A little over six months ago, for reasons on some days I still think might have been a tad muddled, I loaded just about everything I own on to a moving truck and rearranged my life, relocating it from just outside Cleveland, where I grew up, to Portsmouth.

(Hard to believe it’s been half a year. Putting it that way makes it seem so much longer.)

Why should you care? I have absolutely no clue, except one of the muddled reasons for my coming here was to take a job at the Portsmouth Daily Times, the still somewhat new editor of which I conned into letting me write the occasional opinion column, as I did in the past for other papers, so here goes probably next to nothing.

My initial thought was to use this space to spout off a bit on the culture shock accompanying transplanting myself from The Mistake on the Lake to Podunk, er, Portsmouth. I wanted to give an outsider’s view of my new home, making some observations and some more than likely lame attempts at humor. (For example, labeling “Portsmouth” as “Podunk.” Har Har.)

Really, ever since starting here at the Times, there seemed to be a lot of fertile ground for what I had in mind. I could write an entire column just about how much worse my allergies are down here than in Cleveburg. No, seriously. I think I could. I’ve written many columns about topics bordering on minutia, though on reflection bad snot jokes seem a bit over some line or another.

In any case, I’ve changed my thinking. One, I’m not sure I’m a good enough writer to make snarky observations about this place without flat out insulting folks with whom I now live, work, and, in at least a few instances, even like and/or respect. More importantly, I’ve somewhat changed my tune about Podunk, er, Portsmouth.

Don’t misunderstand me. I’m a fool for the city, as the old song says. That’s probably not going to change anytime soon. However, this place may change sometime fairly soon. Especially recently, there have been signs of that change all over the place.

The recent Plant Portsmouth effort was kind of an amazing thing. I assumed it would be difficult if not flat-out impossible to gather enough people to break the world’s record organizers wanted to break. Of course, as you should know, the record was not only broken, the number of volunteers who materialized to clean up downtown Portsmouth was flat-out impressive. I’m pretty positive a similar effort up north would not have met with as much success. There are other happenings recently signaling an uptick in Portsmouth’s fate, for lack of a better word.

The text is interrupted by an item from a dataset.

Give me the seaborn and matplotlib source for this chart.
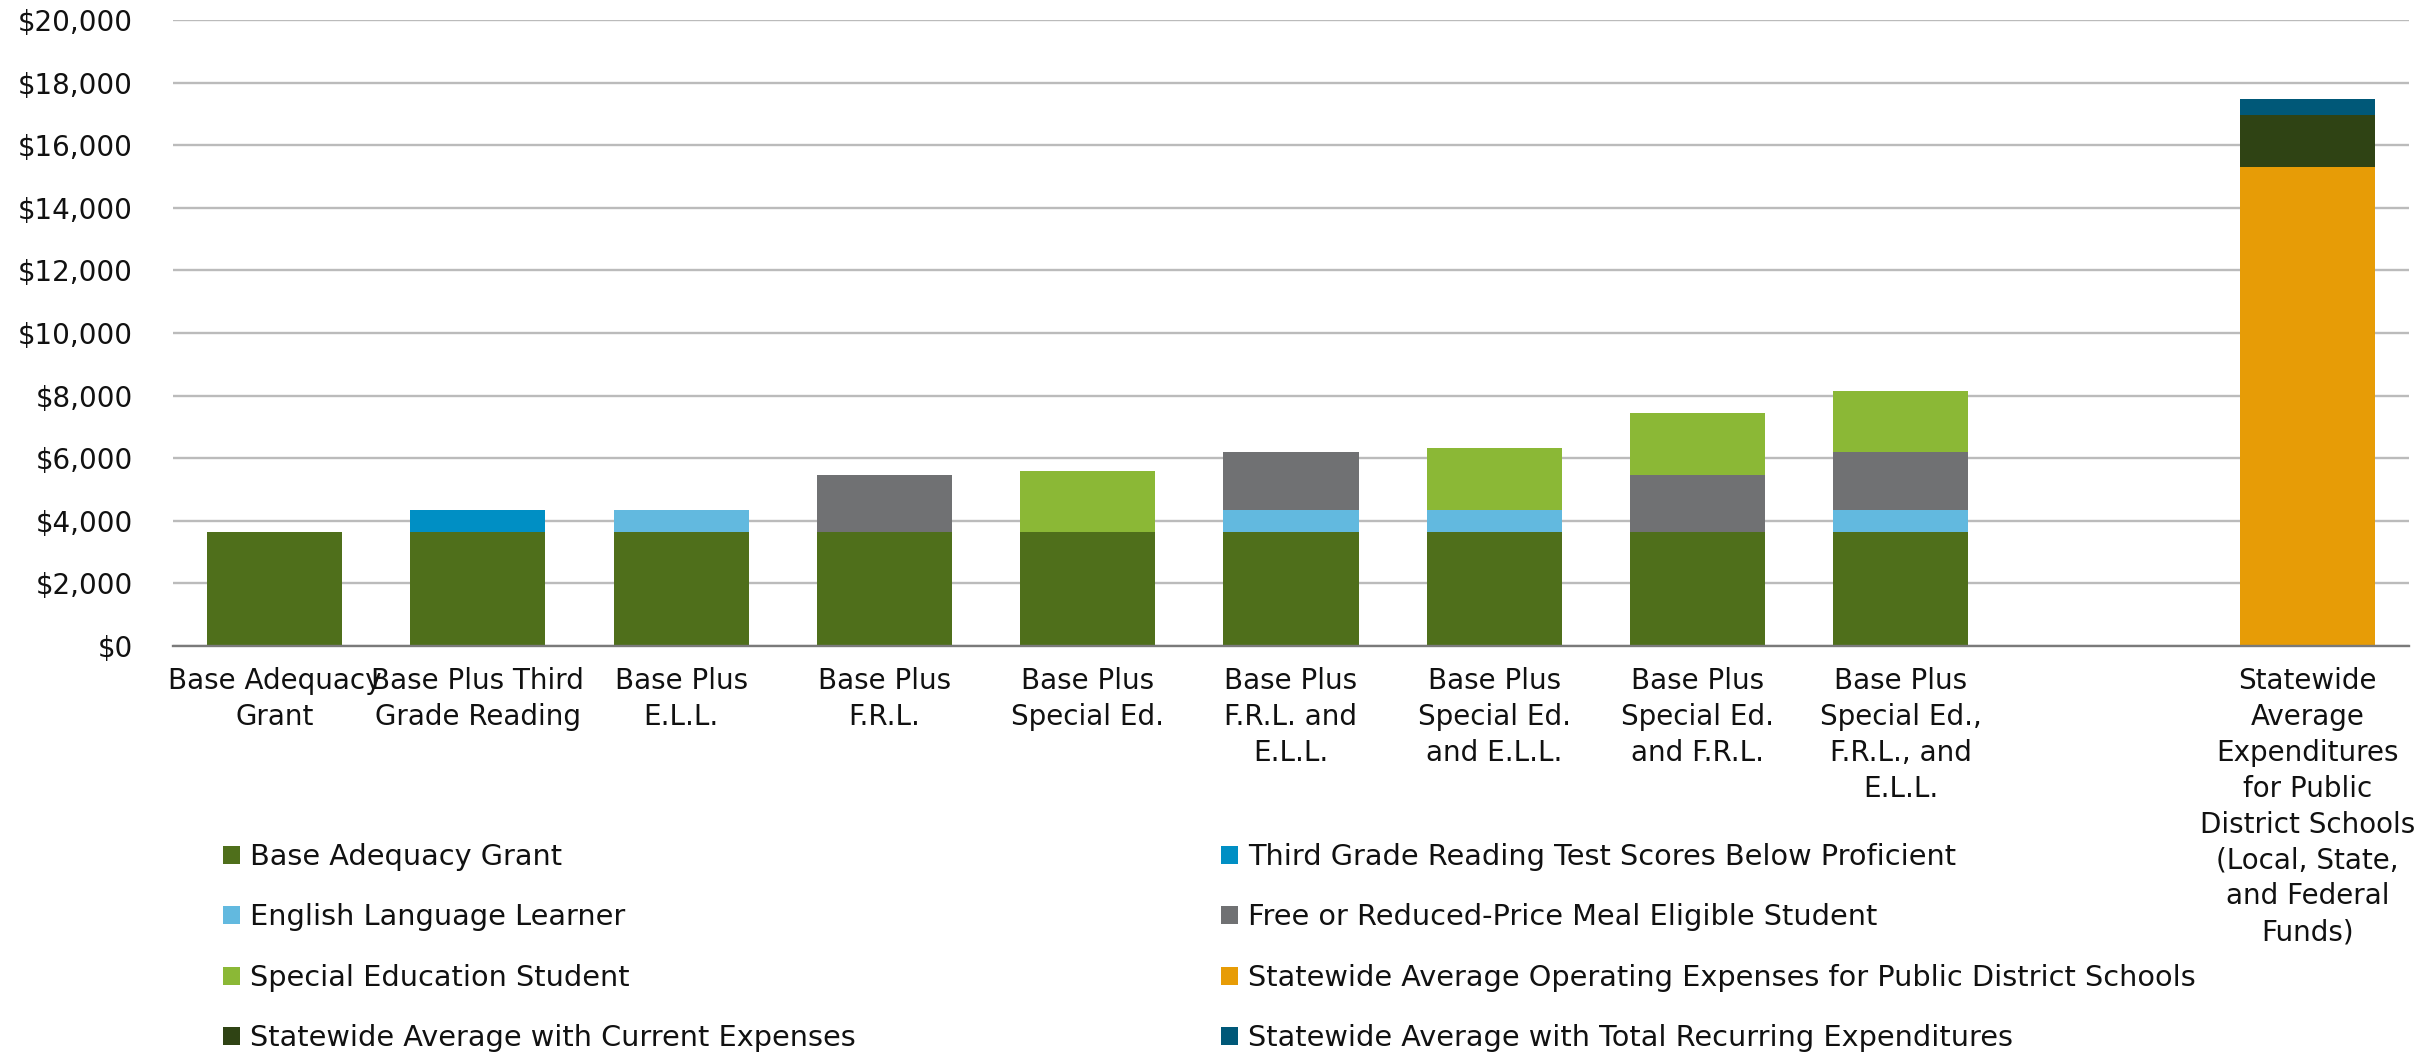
import matplotlib
matplotlib.use("Agg")
import matplotlib.pyplot as plt
from matplotlib.patches import Patch
from matplotlib.ticker import FuncFormatter
import numpy as np
import seaborn as sns

sns.set_theme(style="white")
plt.rcParams["font.family"] = ["DejaVu Sans"]

categories = [
    "Base Adequacy\nGrant",
    "Base Plus Third\nGrade Reading",
    "Base Plus\nE.L.L.",
    "Base Plus\nF.R.L.",
    "Base Plus\nSpecial Ed.",
    "Base Plus\nF.R.L. and\nE.L.L.",
    "Base Plus\nSpecial Ed.\nand E.L.L.",
    "Base Plus\nSpecial Ed.\nand F.R.L.",
    "Base Plus\nSpecial Ed.,\nF.R.L., and\nE.L.L.",
    " ",
    "Statewide\nAverage\nExpenditures\nfor Public\nDistrict Schools\n(Local, State,\nand Federal\nFunds)",
]

# per-category amounts for each component, in stacking order (bottom -> top)
base_grant = [3635, 3635, 3635, 3635, 3635, 3635, 3635, 3635, 3635, 0, 0]
third_grade = [0, 720, 0, 0, 0, 0, 0, 0, 0, 0, 0]
ell = [0, 0, 720, 0, 0, 720, 720, 0, 720, 0, 0]
frl = [0, 0, 0, 1830, 0, 1830, 0, 1830, 1830, 0, 0]
special_ed = [0, 0, 0, 0, 1970, 0, 1970, 1970, 1970, 0, 0]
operating = [0, 0, 0, 0, 0, 0, 0, 0, 0, 0, 15290]
current = [0, 0, 0, 0, 0, 0, 0, 0, 0, 0, 1690]
total_recurring = [0, 0, 0, 0, 0, 0, 0, 0, 0, 0, 510]

series_names = [
    "Base Adequacy Grant",
    "Third Grade Reading Test Scores Below Proficient",
    "English Language Learner",
    "Free or Reduced-Price Meal Eligible Student",
    "Special Education Student",
    "Statewide Average Operating Expenses for Public District Schools",
    "Statewide Average with Current Expenses",
    "Statewide Average with Total Recurring Expenditures",
]
series_values = [base_grant, third_grade, ell, frl, special_ed,
                 operating, current, total_recurring]
colors = ["#4F6F1B", "#008FC4", "#62B9DF", "#707173",
          "#8BB836", "#E79C06", "#2F4314", "#005878"]

text_color = "#111111"

fig = plt.figure(figsize=(24.17, 10.55), dpi=100)
ax = fig.add_axes([173 / 2417, 1 - 646 / 1055, (2409 - 173) / 2417, (646 - 20) / 1055])

vals = np.array(series_values, dtype=float)
cum = np.cumsum(vals, axis=0)

# draw the cumulative tops from the top layer down so lower layers cover them
for i in range(len(series_names) - 1, -1, -1):
    heights = np.where(vals[i] > 0, cum[i], 0)
    sns.barplot(x=categories, y=heights, color=colors[i], saturation=1,
                width=0.665, linewidth=0, errorbar=None, ax=ax)

ax.set_xlim(-0.5, 10.5)
ax.set_ylim(0, 20000)
ax.set_yticks(range(0, 20001, 2000))
ax.yaxis.set_major_formatter(FuncFormatter(lambda v, p: "${:,.0f}".format(v)))
ax.yaxis.grid(True, color="#BBBBBB", linewidth=1.7)
ax.set_axisbelow(True)
for s in ["top", "right", "left"]:
    ax.spines[s].set_visible(False)
ax.spines["bottom"].set_color("#7A7A7A")
ax.spines["bottom"].set_linewidth(1.7)
ax.tick_params(axis="y", length=0, pad=29, labelsize=20, labelcolor=text_color)
ax.tick_params(axis="x", length=0, pad=15, labelsize=20, labelcolor=text_color)
for lbl in ax.get_xticklabels():
    lbl.set_linespacing(1.36)
ax.set_xlabel("")
ax.set_ylabel("")

handles = [Patch(facecolor=c, edgecolor="none") for c in colors]
left_idx = [0, 2, 4, 6]
right_idx = [1, 3, 5, 7]
legend_kw = dict(loc="upper left", frameon=False, fontsize=20.7,
                 handlelength=0.58, handleheight=0.58, handletextpad=0.35,
                 labelspacing=1.13, borderpad=0, borderaxespad=0,
                 labelcolor=text_color)
fig.legend([handles[i] for i in left_idx], [series_names[i] for i in left_idx],
           bbox_to_anchor=(223 / 2417, 1 - 843 / 1055), **legend_kw)
fig.legend([handles[i] for i in right_idx], [series_names[i] for i in right_idx],
           bbox_to_anchor=(1221 / 2417, 1 - 843 / 1055), **legend_kw)

fig.savefig("out.png", dpi=100, facecolor="white")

I went out of my way to cover the recent speech of visiting economist Ned Hill, now of The Ohio State University. I’ve dealt with Hill previously and it says right here he’s a smart guy. It also says here the biggest take away from Hill’s talk must be the fact Portsmouth has no future without homegrown entrepreneurs willing to put their money into its streets. As Hill said, no outside savior of any shape or form is on the way. Deal with it.

There is, thankfully, plenty of evidence of local entrepreneurs making happen precisely what Hill says needs to happen. The most obvious case in point is Tim Wolfe and his Eflow Development. Wolfe is the guiding hand behind a sort of renaissance around his Patties and Pints restaurant. He’s also one of the driving forces behind the Friends of Portsmouth, who seem to have plenty of plans up their collective sleeves. Plant Portsmouth organizer Jeremy Burnside is another obvious young leader stepping up to the plate. But there are numerous others.

Two separate groups of entrepreneurs – one of whom is likely still (rightfully) ticked off over kind of a major, blonde moment mistake in the initial story I did on their upcoming enterprise – will or have set up two separate so-called escape rooms in downtown Portsmouth. If you say you saw those enterprises coming, it says here you are full of it.

Don’t get me wrong. There undoubtedly are still problems here. Lots and lots of problems. But there are also many other very positive things I didn’t even touch on here. If you’ve read this far, I’m going to assume you’re not overly bored and meekly suggest you watch for future columns. For now, I am out of space. But let me opine even setting aside one clear, unmuddled reason for my moving here was to be with the woman I intend to marry, Podunk, er, Portsmouth, has proven it’s not all that sad a place to live and seems very likely to be even less sad a place down the line.